Skipping all pictures, set down the lines of the listing from the first through the one with "from bokeh.resources import INLINE".

Provided data:
(begin)
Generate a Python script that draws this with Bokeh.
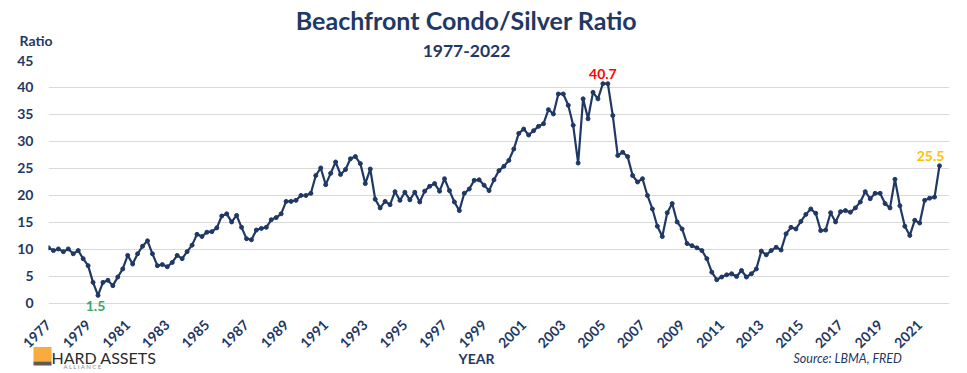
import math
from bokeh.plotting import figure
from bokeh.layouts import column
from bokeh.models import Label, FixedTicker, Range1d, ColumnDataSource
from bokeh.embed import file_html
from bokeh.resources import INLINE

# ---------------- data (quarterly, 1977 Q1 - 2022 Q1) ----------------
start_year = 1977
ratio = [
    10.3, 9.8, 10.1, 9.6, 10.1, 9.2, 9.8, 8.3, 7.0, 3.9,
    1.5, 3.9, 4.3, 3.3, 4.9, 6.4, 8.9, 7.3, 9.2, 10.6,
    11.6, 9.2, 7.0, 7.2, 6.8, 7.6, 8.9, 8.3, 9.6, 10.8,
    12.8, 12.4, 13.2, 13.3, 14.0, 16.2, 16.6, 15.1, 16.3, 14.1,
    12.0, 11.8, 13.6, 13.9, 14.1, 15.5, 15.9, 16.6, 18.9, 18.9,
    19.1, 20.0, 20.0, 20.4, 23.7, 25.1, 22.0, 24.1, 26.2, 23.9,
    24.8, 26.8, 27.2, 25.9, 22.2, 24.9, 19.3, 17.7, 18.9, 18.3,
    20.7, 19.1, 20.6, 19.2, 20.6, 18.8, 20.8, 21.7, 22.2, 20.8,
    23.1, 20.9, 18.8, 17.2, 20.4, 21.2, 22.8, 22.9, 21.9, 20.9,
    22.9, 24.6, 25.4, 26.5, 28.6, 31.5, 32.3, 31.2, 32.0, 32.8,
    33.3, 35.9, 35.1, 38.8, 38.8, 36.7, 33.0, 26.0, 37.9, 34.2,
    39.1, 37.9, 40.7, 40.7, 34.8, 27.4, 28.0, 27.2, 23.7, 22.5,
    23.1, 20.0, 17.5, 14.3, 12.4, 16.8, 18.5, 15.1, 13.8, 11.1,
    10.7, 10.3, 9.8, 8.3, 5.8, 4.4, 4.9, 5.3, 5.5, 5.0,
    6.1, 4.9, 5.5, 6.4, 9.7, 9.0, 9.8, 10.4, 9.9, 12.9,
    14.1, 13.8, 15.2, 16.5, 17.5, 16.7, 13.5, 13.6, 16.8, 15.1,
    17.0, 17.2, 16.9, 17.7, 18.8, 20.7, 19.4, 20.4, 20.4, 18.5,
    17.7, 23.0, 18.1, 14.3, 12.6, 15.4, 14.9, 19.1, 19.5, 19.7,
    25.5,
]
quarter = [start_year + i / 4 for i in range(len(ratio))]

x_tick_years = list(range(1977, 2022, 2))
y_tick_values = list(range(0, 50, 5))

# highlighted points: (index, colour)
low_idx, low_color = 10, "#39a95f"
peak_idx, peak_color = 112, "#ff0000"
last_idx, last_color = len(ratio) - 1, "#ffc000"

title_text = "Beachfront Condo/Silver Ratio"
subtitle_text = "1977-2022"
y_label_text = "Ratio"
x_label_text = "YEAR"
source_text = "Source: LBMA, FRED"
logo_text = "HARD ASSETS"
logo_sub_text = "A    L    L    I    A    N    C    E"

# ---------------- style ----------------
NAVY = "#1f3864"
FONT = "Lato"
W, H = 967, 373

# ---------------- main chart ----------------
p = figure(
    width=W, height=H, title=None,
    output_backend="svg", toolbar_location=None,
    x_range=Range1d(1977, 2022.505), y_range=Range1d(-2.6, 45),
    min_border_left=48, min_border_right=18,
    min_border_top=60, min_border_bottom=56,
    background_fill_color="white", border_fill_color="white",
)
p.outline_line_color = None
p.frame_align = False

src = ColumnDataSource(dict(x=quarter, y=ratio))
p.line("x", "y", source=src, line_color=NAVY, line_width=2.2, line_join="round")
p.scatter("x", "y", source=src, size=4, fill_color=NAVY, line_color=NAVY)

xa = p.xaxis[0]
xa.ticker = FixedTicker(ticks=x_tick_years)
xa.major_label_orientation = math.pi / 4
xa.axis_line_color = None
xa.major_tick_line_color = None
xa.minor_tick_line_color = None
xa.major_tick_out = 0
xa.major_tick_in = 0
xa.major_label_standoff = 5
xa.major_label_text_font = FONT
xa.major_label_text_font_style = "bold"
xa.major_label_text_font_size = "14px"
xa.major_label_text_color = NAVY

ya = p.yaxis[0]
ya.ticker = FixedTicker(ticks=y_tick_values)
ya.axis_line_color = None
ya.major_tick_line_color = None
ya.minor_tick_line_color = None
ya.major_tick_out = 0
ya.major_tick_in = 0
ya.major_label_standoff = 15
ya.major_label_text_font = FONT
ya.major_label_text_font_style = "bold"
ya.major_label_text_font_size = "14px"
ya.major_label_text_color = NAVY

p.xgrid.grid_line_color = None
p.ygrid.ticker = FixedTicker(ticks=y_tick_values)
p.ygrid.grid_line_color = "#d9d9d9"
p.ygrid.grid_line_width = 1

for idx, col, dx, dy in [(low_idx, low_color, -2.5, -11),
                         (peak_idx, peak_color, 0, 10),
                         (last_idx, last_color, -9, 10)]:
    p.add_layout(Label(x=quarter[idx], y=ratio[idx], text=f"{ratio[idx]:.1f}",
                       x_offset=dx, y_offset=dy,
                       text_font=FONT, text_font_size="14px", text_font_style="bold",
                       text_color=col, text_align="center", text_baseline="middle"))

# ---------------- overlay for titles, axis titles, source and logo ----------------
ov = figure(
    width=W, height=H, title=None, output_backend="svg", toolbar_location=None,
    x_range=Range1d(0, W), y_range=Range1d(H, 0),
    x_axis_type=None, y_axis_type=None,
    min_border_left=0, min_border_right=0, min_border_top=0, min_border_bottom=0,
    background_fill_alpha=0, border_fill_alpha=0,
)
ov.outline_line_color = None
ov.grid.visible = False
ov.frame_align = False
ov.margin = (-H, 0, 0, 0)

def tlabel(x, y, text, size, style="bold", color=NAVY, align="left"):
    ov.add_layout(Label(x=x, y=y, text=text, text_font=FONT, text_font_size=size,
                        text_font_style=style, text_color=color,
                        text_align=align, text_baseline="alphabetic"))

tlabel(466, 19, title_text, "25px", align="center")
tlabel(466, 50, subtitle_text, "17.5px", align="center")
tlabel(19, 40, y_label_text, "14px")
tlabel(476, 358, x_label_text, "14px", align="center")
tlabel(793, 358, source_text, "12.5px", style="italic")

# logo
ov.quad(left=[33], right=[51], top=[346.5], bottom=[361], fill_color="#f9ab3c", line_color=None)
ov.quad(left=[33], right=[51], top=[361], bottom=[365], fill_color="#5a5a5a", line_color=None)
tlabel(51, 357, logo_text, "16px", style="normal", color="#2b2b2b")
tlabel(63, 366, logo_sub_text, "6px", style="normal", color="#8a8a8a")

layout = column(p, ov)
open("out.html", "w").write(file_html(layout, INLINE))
(end)
Final result:
Generate a Python script that draws this with Bokeh.
import math
from bokeh.plotting import figure
from bokeh.layouts import column
from bokeh.models import Label, FixedTicker, Range1d, ColumnDataSource
from bokeh.embed import file_html
from bokeh.resources import INLINE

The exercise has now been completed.